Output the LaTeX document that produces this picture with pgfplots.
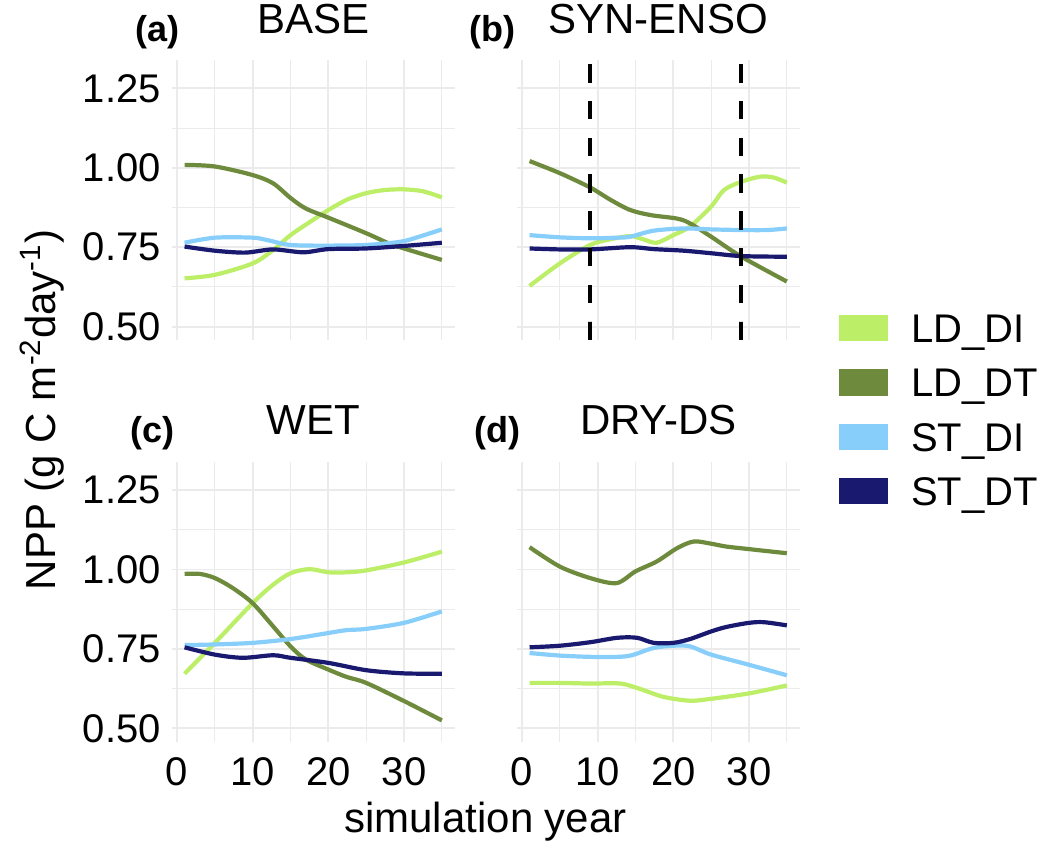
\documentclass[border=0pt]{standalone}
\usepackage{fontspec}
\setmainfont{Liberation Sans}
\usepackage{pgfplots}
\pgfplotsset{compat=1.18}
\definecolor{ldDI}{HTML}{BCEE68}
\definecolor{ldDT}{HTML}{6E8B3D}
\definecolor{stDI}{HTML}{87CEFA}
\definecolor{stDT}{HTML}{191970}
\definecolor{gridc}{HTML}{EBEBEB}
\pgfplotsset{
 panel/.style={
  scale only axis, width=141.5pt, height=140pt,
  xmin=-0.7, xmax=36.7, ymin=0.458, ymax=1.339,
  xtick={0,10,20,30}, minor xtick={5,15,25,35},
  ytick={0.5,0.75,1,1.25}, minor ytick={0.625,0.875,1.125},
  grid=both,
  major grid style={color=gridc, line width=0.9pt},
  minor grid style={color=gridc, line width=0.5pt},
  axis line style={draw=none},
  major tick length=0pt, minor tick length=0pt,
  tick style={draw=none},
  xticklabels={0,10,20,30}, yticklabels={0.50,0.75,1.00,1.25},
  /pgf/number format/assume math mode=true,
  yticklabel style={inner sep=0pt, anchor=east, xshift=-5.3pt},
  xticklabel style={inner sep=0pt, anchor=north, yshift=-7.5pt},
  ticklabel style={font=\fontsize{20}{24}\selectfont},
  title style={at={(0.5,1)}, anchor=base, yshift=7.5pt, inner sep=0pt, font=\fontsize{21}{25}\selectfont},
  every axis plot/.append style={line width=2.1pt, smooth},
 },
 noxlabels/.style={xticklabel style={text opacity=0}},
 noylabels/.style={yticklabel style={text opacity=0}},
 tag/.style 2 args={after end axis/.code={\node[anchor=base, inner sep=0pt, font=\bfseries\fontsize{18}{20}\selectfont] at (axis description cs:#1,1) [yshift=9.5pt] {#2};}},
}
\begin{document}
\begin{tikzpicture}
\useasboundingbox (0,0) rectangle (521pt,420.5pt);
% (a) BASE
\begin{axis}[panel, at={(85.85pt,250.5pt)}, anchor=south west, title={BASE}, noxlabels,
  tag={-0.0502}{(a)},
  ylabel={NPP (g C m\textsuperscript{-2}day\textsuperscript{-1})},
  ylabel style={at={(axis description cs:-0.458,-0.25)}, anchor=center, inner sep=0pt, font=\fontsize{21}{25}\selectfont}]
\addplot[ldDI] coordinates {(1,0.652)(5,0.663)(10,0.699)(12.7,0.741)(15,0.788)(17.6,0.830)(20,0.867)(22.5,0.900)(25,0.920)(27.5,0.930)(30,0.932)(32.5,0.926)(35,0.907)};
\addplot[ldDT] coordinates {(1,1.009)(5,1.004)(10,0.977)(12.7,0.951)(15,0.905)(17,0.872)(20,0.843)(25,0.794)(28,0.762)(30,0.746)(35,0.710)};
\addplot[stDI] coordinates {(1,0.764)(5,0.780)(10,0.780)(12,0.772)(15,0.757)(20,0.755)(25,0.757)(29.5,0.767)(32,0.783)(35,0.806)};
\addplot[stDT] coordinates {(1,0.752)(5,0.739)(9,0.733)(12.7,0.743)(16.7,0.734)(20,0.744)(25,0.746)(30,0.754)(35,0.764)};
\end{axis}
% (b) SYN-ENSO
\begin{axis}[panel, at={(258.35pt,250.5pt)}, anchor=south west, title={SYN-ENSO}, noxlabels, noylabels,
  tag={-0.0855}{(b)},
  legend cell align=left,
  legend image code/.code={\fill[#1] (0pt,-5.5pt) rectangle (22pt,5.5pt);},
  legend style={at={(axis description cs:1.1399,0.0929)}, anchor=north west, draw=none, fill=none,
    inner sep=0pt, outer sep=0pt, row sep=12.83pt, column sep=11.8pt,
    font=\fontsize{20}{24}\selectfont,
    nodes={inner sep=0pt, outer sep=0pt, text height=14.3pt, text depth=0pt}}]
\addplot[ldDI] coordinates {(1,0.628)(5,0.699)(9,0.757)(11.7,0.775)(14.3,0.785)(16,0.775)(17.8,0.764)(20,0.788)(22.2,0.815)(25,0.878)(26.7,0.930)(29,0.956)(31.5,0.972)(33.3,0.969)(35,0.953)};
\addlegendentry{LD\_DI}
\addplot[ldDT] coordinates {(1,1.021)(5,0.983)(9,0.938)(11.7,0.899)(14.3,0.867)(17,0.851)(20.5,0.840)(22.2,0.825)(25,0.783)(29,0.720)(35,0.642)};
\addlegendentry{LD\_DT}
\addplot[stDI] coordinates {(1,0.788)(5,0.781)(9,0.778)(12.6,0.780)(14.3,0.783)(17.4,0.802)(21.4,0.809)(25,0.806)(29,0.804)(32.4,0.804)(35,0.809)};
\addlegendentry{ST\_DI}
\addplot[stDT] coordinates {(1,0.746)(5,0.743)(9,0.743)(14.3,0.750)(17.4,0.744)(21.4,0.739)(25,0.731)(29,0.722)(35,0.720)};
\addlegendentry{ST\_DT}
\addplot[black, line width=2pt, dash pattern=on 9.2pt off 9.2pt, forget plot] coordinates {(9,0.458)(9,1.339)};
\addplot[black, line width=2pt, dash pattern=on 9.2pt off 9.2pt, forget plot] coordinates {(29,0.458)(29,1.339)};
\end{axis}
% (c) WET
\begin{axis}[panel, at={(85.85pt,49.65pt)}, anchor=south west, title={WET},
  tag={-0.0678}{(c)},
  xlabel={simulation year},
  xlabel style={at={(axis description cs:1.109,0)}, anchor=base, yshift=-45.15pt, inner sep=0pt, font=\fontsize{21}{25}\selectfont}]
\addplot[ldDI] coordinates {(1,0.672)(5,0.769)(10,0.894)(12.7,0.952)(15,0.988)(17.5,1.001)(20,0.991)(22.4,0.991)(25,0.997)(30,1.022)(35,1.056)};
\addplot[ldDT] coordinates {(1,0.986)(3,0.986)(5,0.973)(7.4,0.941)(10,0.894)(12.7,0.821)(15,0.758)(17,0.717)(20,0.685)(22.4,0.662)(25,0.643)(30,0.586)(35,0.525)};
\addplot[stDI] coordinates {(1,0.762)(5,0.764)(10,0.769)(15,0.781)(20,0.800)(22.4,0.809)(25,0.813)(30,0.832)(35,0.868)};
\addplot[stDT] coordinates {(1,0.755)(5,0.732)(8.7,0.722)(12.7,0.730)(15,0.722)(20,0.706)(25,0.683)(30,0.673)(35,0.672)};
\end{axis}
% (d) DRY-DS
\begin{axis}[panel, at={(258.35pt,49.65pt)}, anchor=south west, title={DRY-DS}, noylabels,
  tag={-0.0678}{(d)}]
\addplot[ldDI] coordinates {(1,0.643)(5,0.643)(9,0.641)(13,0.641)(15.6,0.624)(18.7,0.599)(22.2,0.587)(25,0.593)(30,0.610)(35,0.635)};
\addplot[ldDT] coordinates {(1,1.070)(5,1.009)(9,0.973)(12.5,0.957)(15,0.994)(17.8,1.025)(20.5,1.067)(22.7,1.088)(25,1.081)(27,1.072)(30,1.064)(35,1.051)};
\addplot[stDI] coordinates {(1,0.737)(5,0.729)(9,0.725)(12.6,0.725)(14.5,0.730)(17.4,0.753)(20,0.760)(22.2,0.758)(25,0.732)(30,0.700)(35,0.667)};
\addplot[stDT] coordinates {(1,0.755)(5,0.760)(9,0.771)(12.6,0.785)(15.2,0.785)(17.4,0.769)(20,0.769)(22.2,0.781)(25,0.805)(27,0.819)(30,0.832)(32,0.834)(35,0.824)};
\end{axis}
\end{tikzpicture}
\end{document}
*****
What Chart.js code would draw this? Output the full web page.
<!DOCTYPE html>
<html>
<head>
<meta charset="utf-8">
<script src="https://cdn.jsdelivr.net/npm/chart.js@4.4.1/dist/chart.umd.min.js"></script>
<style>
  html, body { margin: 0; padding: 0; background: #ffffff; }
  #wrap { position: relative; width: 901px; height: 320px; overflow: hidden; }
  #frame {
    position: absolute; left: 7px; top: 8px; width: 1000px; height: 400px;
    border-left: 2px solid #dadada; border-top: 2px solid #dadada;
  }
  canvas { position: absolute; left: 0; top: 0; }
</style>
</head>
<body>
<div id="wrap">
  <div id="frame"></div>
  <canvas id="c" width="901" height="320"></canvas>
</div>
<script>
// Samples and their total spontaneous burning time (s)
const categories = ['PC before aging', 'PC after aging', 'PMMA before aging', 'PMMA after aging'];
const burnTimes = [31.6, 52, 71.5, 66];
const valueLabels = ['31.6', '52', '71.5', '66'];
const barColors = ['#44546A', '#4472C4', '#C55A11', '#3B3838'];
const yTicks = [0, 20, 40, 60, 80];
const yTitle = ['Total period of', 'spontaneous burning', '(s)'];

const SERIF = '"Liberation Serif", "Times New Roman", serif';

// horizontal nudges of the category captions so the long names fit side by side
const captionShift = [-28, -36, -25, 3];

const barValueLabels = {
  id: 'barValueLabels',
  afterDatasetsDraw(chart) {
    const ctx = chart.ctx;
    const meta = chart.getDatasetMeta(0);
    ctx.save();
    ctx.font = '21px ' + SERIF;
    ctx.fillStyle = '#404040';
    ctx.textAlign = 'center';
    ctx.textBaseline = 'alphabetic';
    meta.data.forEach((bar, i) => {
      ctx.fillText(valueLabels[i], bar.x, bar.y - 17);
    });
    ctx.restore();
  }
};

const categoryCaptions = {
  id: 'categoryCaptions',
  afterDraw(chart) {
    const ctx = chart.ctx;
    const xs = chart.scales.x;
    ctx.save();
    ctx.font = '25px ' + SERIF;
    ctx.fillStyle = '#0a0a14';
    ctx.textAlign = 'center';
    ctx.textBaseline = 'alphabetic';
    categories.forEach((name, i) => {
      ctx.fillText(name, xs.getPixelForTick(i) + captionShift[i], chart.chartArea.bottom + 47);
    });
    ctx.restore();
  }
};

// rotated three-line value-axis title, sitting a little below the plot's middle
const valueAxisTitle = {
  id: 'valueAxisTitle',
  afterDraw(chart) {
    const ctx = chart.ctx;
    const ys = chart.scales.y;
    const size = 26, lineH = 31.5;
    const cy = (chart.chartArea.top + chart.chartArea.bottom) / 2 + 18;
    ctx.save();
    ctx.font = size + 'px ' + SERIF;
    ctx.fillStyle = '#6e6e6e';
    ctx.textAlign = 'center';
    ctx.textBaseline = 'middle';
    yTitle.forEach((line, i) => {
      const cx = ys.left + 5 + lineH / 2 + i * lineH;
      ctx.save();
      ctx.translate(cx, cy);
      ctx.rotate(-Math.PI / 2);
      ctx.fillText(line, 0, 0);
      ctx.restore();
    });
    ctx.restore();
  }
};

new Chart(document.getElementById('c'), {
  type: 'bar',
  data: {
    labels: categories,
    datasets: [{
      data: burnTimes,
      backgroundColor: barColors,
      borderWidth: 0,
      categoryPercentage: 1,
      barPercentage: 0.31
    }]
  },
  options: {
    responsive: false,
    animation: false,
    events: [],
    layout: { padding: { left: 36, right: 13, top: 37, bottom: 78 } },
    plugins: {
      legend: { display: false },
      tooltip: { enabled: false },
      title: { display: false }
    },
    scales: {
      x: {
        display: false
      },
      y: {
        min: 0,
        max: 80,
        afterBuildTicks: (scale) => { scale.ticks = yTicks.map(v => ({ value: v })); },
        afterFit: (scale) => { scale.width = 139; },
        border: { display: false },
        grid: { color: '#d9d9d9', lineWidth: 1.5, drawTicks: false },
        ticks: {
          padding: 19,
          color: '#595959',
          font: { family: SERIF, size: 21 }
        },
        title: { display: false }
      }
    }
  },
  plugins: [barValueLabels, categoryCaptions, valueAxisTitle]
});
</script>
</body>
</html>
*****
TASK TO COMPLETE
From the listing above, output exactly the run of lines that starts with the line containing "What Chart.js code" and ends with the line containing "const yTitle = ['Total".

SOLVED EXERCISE
What Chart.js code would draw this? Output the full web page.
<!DOCTYPE html>
<html>
<head>
<meta charset="utf-8">
<script src="https://cdn.jsdelivr.net/npm/chart.js@4.4.1/dist/chart.umd.min.js"></script>
<style>
  html, body { margin: 0; padding: 0; background: #ffffff; }
  #wrap { position: relative; width: 901px; height: 320px; overflow: hidden; }
  #frame {
    position: absolute; left: 7px; top: 8px; width: 1000px; height: 400px;
    border-left: 2px solid #dadada; border-top: 2px solid #dadada;
  }
  canvas { position: absolute; left: 0; top: 0; }
</style>
</head>
<body>
<div id="wrap">
  <div id="frame"></div>
  <canvas id="c" width="901" height="320"></canvas>
</div>
<script>
// Samples and their total spontaneous burning time (s)
const categories = ['PC before aging', 'PC after aging', 'PMMA before aging', 'PMMA after aging'];
const burnTimes = [31.6, 52, 71.5, 66];
const valueLabels = ['31.6', '52', '71.5', '66'];
const barColors = ['#44546A', '#4472C4', '#C55A11', '#3B3838'];
const yTicks = [0, 20, 40, 60, 80];
const yTitle = ['Total period of', 'spontaneous burning', '(s)'];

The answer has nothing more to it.